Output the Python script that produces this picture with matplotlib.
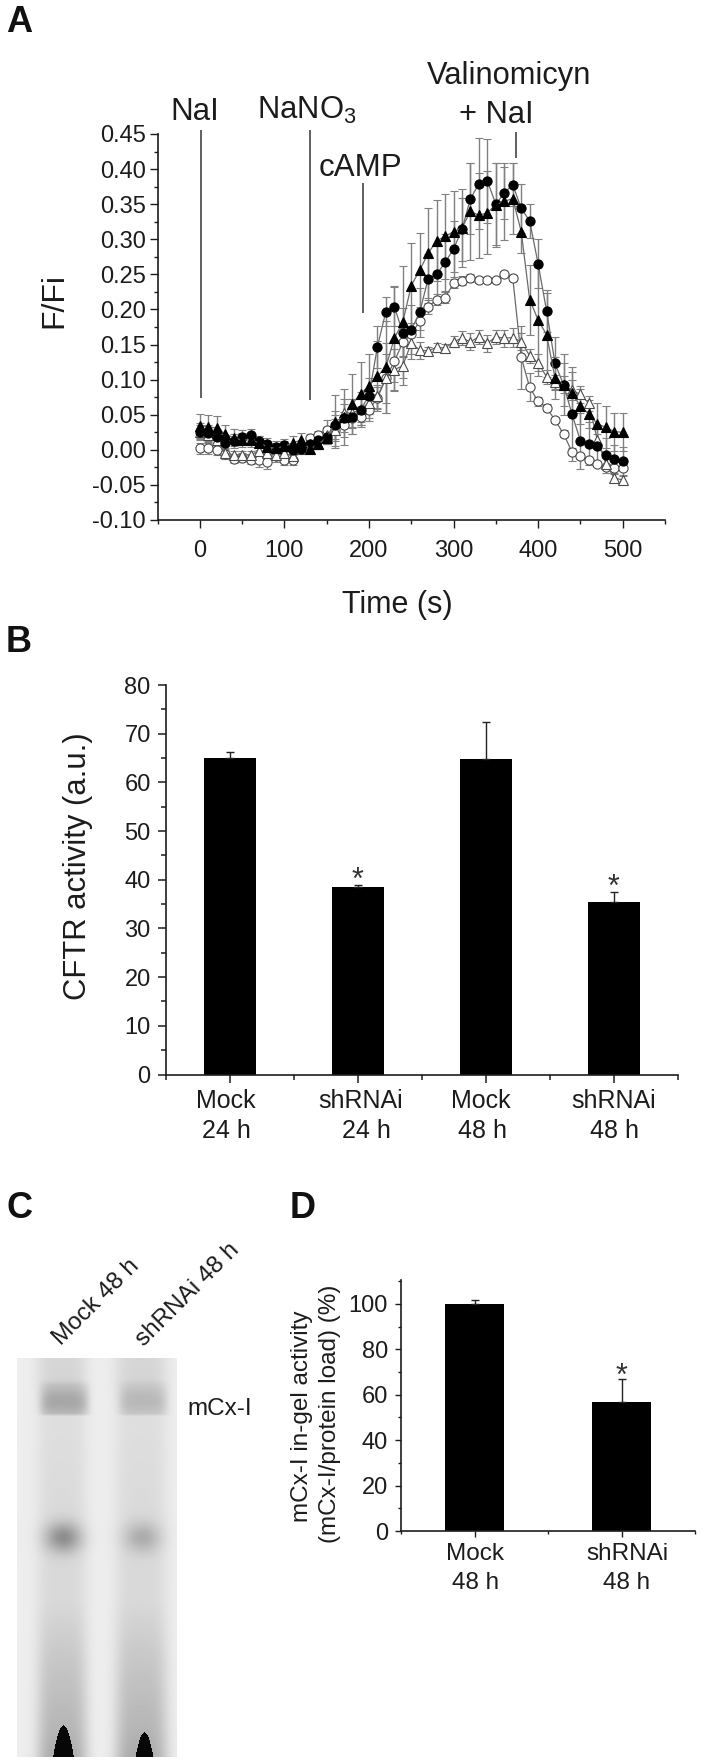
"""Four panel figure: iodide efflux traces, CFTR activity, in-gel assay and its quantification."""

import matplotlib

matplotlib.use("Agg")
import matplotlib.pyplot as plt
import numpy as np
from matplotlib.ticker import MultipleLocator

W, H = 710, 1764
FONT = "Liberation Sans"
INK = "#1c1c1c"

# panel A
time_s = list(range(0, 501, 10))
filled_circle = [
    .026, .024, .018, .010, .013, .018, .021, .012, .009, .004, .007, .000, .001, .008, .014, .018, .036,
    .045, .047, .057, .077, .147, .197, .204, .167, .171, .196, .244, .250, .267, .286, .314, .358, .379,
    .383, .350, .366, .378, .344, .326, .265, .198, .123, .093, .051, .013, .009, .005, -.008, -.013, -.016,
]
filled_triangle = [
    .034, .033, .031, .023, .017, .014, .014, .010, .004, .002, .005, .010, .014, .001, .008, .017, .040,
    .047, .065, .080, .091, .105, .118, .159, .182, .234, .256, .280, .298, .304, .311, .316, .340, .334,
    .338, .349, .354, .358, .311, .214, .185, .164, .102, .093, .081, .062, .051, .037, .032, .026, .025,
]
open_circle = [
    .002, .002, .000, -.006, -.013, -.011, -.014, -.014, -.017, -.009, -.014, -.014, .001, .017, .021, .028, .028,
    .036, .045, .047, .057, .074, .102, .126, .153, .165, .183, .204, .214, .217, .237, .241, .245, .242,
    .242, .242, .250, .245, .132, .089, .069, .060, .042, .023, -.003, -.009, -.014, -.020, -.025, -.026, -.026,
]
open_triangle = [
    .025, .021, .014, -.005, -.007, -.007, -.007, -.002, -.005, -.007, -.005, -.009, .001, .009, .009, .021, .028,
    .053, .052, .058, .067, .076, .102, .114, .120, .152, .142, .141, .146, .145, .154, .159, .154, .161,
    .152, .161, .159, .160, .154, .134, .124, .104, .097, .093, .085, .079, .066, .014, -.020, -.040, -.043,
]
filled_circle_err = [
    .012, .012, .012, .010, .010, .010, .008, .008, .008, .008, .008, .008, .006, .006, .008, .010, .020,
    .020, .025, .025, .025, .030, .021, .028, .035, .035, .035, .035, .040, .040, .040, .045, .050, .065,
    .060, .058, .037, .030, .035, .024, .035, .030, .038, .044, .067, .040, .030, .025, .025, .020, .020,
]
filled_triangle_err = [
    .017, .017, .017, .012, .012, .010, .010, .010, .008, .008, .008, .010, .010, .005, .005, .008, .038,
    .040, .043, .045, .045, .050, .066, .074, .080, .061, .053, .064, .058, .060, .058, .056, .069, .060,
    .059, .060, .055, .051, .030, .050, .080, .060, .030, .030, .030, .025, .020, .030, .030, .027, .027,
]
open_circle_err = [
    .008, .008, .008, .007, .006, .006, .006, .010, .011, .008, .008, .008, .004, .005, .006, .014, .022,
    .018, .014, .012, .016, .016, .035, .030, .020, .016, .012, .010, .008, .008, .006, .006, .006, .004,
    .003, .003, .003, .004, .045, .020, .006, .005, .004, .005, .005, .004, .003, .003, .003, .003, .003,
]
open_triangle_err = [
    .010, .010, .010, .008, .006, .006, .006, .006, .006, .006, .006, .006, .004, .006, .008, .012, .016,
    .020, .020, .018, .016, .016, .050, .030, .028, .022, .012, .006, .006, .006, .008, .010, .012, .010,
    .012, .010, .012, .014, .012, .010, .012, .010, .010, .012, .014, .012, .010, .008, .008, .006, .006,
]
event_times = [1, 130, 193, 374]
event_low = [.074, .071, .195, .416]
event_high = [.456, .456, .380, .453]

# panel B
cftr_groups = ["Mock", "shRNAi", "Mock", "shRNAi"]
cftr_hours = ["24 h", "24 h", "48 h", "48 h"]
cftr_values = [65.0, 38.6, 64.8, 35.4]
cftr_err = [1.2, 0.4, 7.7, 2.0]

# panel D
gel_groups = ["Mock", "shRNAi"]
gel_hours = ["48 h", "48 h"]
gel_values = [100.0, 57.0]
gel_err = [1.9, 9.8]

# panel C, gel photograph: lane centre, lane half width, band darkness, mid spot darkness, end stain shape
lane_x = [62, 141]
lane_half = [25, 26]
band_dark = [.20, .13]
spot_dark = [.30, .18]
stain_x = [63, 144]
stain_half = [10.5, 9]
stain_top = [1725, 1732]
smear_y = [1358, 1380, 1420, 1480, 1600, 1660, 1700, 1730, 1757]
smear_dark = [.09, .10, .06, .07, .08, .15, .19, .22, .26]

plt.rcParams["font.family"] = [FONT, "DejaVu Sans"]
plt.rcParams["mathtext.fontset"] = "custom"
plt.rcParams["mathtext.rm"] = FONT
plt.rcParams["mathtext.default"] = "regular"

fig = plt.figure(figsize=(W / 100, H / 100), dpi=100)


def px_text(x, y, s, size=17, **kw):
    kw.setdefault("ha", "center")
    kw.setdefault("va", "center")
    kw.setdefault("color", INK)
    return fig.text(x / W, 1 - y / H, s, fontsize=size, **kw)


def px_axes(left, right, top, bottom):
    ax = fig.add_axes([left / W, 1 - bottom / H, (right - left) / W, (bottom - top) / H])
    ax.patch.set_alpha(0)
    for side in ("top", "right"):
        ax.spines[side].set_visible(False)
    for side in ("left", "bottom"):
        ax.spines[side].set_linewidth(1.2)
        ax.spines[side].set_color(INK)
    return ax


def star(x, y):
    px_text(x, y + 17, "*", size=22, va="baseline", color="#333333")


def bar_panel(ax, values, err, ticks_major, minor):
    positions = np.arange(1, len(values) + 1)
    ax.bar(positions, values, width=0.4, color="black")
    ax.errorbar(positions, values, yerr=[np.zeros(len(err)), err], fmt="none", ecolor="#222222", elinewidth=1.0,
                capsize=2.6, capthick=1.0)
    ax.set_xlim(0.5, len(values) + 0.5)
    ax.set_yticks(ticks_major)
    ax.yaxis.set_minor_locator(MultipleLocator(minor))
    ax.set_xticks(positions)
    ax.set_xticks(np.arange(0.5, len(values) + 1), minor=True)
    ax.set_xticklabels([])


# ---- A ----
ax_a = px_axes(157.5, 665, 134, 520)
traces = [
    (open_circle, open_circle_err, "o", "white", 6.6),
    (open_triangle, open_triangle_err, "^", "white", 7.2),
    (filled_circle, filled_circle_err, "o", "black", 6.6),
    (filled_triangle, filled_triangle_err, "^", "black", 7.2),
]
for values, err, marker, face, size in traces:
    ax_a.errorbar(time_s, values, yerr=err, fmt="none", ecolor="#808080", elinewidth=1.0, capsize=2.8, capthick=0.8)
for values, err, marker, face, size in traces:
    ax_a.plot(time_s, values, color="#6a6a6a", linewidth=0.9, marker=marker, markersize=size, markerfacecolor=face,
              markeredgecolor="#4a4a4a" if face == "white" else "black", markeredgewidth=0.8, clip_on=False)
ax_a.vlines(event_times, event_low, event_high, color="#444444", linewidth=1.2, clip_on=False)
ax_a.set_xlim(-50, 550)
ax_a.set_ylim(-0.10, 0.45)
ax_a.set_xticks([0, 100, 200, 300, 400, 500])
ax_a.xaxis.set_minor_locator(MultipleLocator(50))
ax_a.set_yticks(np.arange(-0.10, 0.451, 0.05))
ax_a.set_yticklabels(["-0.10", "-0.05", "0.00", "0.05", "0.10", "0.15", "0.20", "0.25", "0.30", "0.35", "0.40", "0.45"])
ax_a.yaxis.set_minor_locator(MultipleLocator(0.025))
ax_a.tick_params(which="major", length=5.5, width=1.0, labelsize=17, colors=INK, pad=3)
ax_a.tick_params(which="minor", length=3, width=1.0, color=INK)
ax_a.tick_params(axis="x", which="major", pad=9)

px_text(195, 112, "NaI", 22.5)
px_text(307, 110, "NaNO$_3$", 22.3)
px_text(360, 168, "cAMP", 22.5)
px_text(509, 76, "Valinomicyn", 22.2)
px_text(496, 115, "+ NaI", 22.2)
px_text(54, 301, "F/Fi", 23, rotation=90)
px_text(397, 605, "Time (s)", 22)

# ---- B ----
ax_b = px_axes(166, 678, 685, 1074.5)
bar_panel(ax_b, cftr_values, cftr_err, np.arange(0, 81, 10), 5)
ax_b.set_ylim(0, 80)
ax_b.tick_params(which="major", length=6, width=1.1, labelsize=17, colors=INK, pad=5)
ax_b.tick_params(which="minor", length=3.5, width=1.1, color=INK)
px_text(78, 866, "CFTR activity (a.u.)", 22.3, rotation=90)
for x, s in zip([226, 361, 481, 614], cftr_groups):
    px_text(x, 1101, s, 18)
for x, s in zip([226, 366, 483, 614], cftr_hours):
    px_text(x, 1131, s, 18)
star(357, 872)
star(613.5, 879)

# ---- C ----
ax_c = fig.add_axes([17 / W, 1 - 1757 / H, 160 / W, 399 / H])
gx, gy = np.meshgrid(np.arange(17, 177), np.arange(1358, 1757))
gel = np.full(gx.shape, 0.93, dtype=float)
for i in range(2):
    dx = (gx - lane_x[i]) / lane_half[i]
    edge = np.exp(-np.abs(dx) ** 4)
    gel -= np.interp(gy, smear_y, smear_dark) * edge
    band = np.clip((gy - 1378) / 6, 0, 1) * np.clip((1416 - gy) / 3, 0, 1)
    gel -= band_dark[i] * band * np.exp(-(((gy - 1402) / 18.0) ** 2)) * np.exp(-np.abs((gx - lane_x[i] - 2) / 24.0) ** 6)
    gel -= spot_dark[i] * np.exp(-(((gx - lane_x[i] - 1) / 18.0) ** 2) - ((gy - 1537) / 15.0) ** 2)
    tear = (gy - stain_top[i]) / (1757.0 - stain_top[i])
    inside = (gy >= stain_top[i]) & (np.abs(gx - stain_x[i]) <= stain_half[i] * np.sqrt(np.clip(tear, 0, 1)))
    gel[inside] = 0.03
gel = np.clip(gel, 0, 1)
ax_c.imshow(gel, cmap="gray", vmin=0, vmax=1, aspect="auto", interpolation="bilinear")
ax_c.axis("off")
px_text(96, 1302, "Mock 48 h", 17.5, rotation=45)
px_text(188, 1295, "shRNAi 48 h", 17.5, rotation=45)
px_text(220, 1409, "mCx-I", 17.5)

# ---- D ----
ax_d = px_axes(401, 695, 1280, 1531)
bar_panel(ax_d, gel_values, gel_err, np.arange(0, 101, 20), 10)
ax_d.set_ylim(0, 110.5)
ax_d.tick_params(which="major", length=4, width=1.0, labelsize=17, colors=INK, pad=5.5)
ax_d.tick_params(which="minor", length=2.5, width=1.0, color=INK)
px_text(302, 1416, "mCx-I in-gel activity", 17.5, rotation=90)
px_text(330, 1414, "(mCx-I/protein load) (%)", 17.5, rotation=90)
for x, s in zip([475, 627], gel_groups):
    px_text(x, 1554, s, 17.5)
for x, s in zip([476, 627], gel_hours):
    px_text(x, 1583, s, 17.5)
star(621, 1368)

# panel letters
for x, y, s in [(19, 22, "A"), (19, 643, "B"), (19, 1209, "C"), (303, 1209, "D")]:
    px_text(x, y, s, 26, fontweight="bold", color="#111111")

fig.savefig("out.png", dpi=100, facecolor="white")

*****

[WORK TO COMPLETE] Would you reproduce the lines above, from the very first through the line containing "from matplotlib.ticker import MultipleLocator", exactly and without the pictures?

[EXERCISE OUTPUT]
Output the Python script that produces this picture with matplotlib.
"""Four panel figure: iodide efflux traces, CFTR activity, in-gel assay and its quantification."""

import matplotlib

matplotlib.use("Agg")
import matplotlib.pyplot as plt
import numpy as np
from matplotlib.ticker import MultipleLocator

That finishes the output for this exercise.